A autossuficiência, o isolamento, a centralização decisória e o improviso são comportamentos que levarão, seguramente, ao caos gerencial. Nenhum indivíduo, município, estado ou país está condenado ao fracasso, mas, também, o sucesso não é garantido se não fizermos as opções corretas ao longo do tempo.
Desde 1985, com a redemocratização e posteriormente com a consolidação da democracia, provamos que temos capacidade de construir instituições inclusivas. De lá para cá muitas foram as conquistas possibilitadas a partir da nova Constituição Federal: a abertura da economia brasileira, a estabilidade monetária, as políticas de transferência de renda são algumas delas.
E nós, controle externo, com o que podemos contribuir nesse processo de superação da crise e do desenvolvimento institucional? Façamos nosso próprio exame de consciência. O que temos a ver com tudo isso que aí está? Enxergamos, basicamente, duas possibilidades. Fazendo uso de uma analogia futebolística, podemos assistir ao jogo do banco de reservas ou participar dentro do campo e ser um dos principais jogadores.
A primeira possibilidade é ficar na zona de conforto, fazendo o feijão com arroz, com ar de paisagem para a crise e para a sociedade, no estilo “deixa a vida me levar”, como canta um sambista famoso. A segunda possibilidade é ser um agente catalisador e disseminador de boas práticas de governança, pensar fora da caixa, ousar no nosso trabalho indo além da mesmice cotidiana burocrática, plugada no automático: análises meramente formais das prestações de contas, por exemplo, auditorias ordinárias pouco aprofundadas, pautadas apenas pelo princípio da legalidade como grande e única fonte de inspiração das nossas análises.
Claro que podemos mais. É só olharmos para a qualidade do nosso quadro de servidores. Temos que dar o exemplo e quebrar paradigmas, repensar processos caducos de trabalho, revolucionar o uso de ferramentas da tecnologia de informação e, sobretudo, focar no resultado para que a sociedade compreenda a razão da nossa existência.

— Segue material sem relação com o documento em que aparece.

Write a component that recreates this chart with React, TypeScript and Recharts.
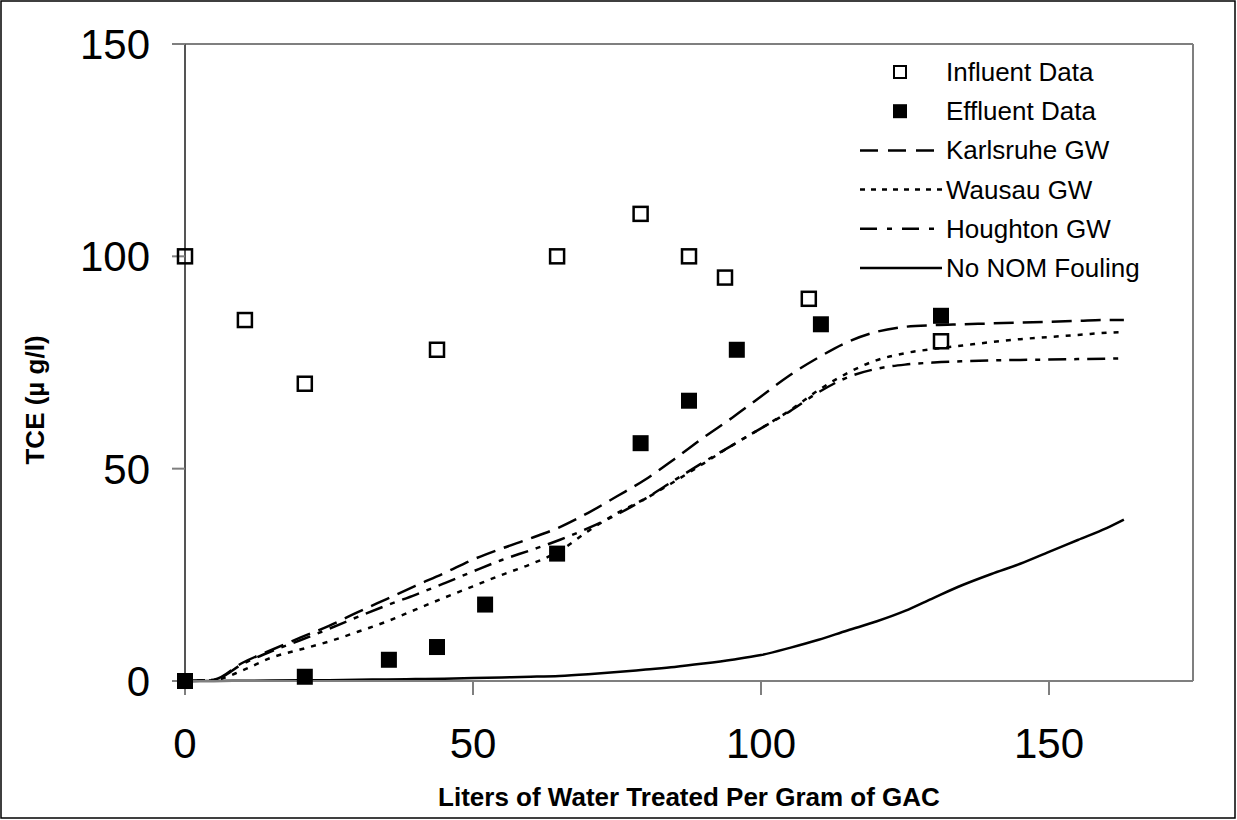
import React from 'react';
import { ComposedChart, Line, Scatter, XAxis, YAxis, ReferenceLine } from 'recharts';

// measured points
const influentX = [0, 10.4, 20.8, 43.75, 64.6, 79.1, 87.5, 93.75, 108.3, 131.25];
const influentY = [100, 85, 70, 78, 100, 110, 100, 95, 90, 80];

const effluentX = [0, 20.8, 35.4, 43.75, 52.1, 64.6, 79.1, 87.5, 95.8, 110.4, 131.25];
const effluentY = [0, 1, 5, 8, 18, 30, 56, 66, 78, 84, 86];

// model curves
const curveX = [
  0, 5, 10, 15, 20, 25, 30, 35, 40, 45, 50, 55, 60, 65, 70, 75, 80, 85, 90, 95, 100,
  105, 110, 115, 120, 125, 130, 135, 140, 145, 150, 155, 160, 163,
];
const karlsruhe = [
  0, 0.3, 4.3, 7.3, 10.2, 13, 16.2, 19.3, 22.4, 25.4, 28.6, 31.2, 33.6, 36.2, 39.6, 43.5, 47.5,
  52.3, 57.3, 62, 67, 72, 76.2, 79.8, 82.2, 83.4, 83.8, 84, 84.2, 84.4, 84.6, 84.8, 85, 85,
];
const wausau = [
  0, 0.2, 2.5, 5.5, 7.4, 9.3, 11.6, 14, 16.8, 19.6, 22.3, 25, 27.5, 30.6, 35.3, 39.5, 43, 47,
  51.2, 55.5, 59.5, 63.7, 68.5, 72.5, 75.5, 77.2, 78.2, 79, 79.8, 80.5, 81, 81.5, 82, 82.2,
];
const houghton = [
  0, 0.3, 4, 7, 9.6, 12.3, 15.1, 17.8, 20.3, 23, 25.8, 28.5, 30.8, 33.2, 36, 39.2, 43, 47.3,
  51.5, 55.5, 59.5, 63.5, 68, 71.5, 73.5, 74.5, 75, 75.3, 75.5, 75.6, 75.7, 75.8, 75.9, 76,
];
const noFouling = [
  0, 0, 0.05, 0.1, 0.15, 0.2, 0.3, 0.35, 0.45, 0.55, 0.7, 0.85, 1, 1.2, 1.6, 2.1, 2.7, 3.3,
  4.1, 5, 6.1, 7.8, 9.7, 11.9, 14, 16.5, 19.6, 22.6, 25.2, 27.6, 30.4, 33.2, 36, 38,
];

const xTicks = [0, 50, 100, 150];
const yTicks = [0, 50, 100, 150];

const toPoints = (xs: number[], ys: number[]) => xs.map((x, i) => ({ x, y: ys[i] }));

const FONT = '"Liberation Sans", Arial, sans-serif';
const AXIS = '#7f7f7f';

const OpenSquare = (props: any) => (
  <rect x={props.cx - 7} y={props.cy - 7} width={14} height={14} fill="none" stroke="#000" strokeWidth={2.5} />
);
const FilledSquare = (props: any) => (
  <rect x={props.cx - 8} y={props.cy - 8} width={16} height={16} fill="#000" />
);

const legendItems = [
  { name: 'Influent Data', kind: 'open' },
  { name: 'Effluent Data', kind: 'filled' },
  { name: 'Karlsruhe GW', kind: 'line', dash: '18 10' },
  { name: 'Wausau GW', kind: 'line', dash: '5 6' },
  { name: 'Houghton GW', kind: 'line', dash: '17 10 5 10' },
  { name: 'No NOM Fouling', kind: 'line', dash: undefined },
];

const App = () => {
  return (
    <div style={{ position: 'absolute', left: 0, top: 0, width: 1237, height: 820, background: '#fff' }}>
      <ComposedChart width={1237} height={820} margin={{ top: 44, right: 44, left: 0, bottom: 0 }}>
        <XAxis
          type="number"
          dataKey="x"
          domain={[0, 175]}
          ticks={xTicks}
          height={139}
          tickSize={14}
          tickMargin={33}
          axisLine={{ stroke: AXIS, strokeWidth: 2 }}
          tickLine={{ stroke: AXIS, strokeWidth: 2 }}
          tick={{ fontSize: 42, fill: '#000', fontFamily: FONT }}
          allowDuplicatedCategory={false}
        />
        <YAxis
          type="number"
          dataKey="y"
          domain={[0, 150]}
          ticks={yTicks}
          width={185}
          tickSize={13}
          tickMargin={22}
          axisLine={{ stroke: '#555', strokeWidth: 2 }}
          tickLine={{ stroke: AXIS, strokeWidth: 2 }}
          tick={{ fontSize: 42, fill: '#000', fontFamily: FONT }}
        />
        <ReferenceLine y={150} stroke={AXIS} strokeWidth={2} />
        <ReferenceLine x={175} stroke={AXIS} strokeWidth={2} />

        <Line data={toPoints(curveX, noFouling)} dataKey="y" type="monotone" stroke="#000" strokeWidth={2.5} dot={false} isAnimationActive={false} />
        <Line data={toPoints(curveX, houghton)} dataKey="y" type="monotone" stroke="#000" strokeWidth={2.5} strokeDasharray="18 8 5 8" dot={false} isAnimationActive={false} />
        <Line data={toPoints(curveX, wausau)} dataKey="y" type="monotone" stroke="#000" strokeWidth={2.5} strokeDasharray="5 7" dot={false} isAnimationActive={false} />
        <Line data={toPoints(curveX, karlsruhe)} dataKey="y" type="monotone" stroke="#000" strokeWidth={2.5} strokeDasharray="20 9" dot={false} isAnimationActive={false} />

        <Scatter data={toPoints(influentX, influentY)} dataKey="y" shape={OpenSquare} isAnimationActive={false} />
        <Scatter data={toPoints(effluentX, effluentY)} dataKey="y" shape={FilledSquare} isAnimationActive={false} />
      </ComposedChart>

      {/* legend, axis titles and outer frame */}
      <svg width={1237} height={820} style={{ position: 'absolute', left: 0, top: 0, pointerEvents: 'none' }}>
        <rect x={1} y={1} width={1234} height={817} fill="none" stroke="#000" strokeWidth={1.5} />
        {legendItems.map((item, i) => {
          const cy = 72 + i * 39.2;
          return (
            <g key={item.name}>
              {item.kind === 'open' && (
                <rect x={894} y={cy - 6} width={12} height={12} fill="none" stroke="#000" strokeWidth={2} />
              )}
              {item.kind === 'filled' && <rect x={893} y={cy - 7} width={14} height={14} fill="#000" />}
              {item.kind === 'line' && (
                <line x1={860} x2={942} y1={cy} y2={cy} stroke="#000" strokeWidth={2.5} strokeDasharray={item.dash} />
              )}
              <text x={946} y={cy} dominantBaseline="central" fontSize={26} fontFamily={FONT} fill="#000">
                {item.name}
              </text>
            </g>
          );
        })}
        <text x={689} y={806} textAnchor="middle" fontSize={26} fontWeight="bold" fontFamily={FONT} fill="#000">
          Liters of Water Treated Per Gram of GAC
        </text>
        <text
          transform="translate(44, 400) rotate(-90)"
          textAnchor="middle"
          fontSize={26}
          fontWeight="bold"
          fontFamily={FONT}
          fill="#000"
        >
          TCE (µ g/l)
        </text>
      </svg>
    </div>
  );
};

export default App;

A legitimidade do nosso trabalho depende disso!
O Plano Estratégico, recém-formulado, será o nosso GPS para atravessarmos essa crise e chegarmos em 2020 alcançando a visão almejada que é “ser reconhecido como instrumento de cidadania”.
Sim, nós podemos! Um feliz 2016 para todos!
Sebastião Carlos Ranna de Macedo – Conselheiro do Tribunal de Contas do Estado do Espírito Santo
Luís Filipe Vellozo de Sá – Auditor de Controle Externo do Tribunal de Contas do Estado do Espírito Santo
[1] Instituições econômicas inclusivas são aquelas que permitem que a riqueza seja disseminada pela sociedade, enquanto instituições econômicas extrativistas são aquelas que concentram a renda em uma elite privilegiada. Embora breves surtos de crescimento econômico sejam possíveis na vigência de instituições extrativistas, o desenvolvimento só será sustentável na presença de instituições econômicas inclusivas. Instituições políticas extrativistas temem a inovação econômica e a “destruição criativa” provocada pelas instituições econômicas inclusivas.
[2]ACEMOGLU, Daron; ROBINSON, James. Por Que As Nações Fracassam: As Origens do Poder, Prosperidade e da pobreza. Rio de Janeiro: Elsevier, 2012.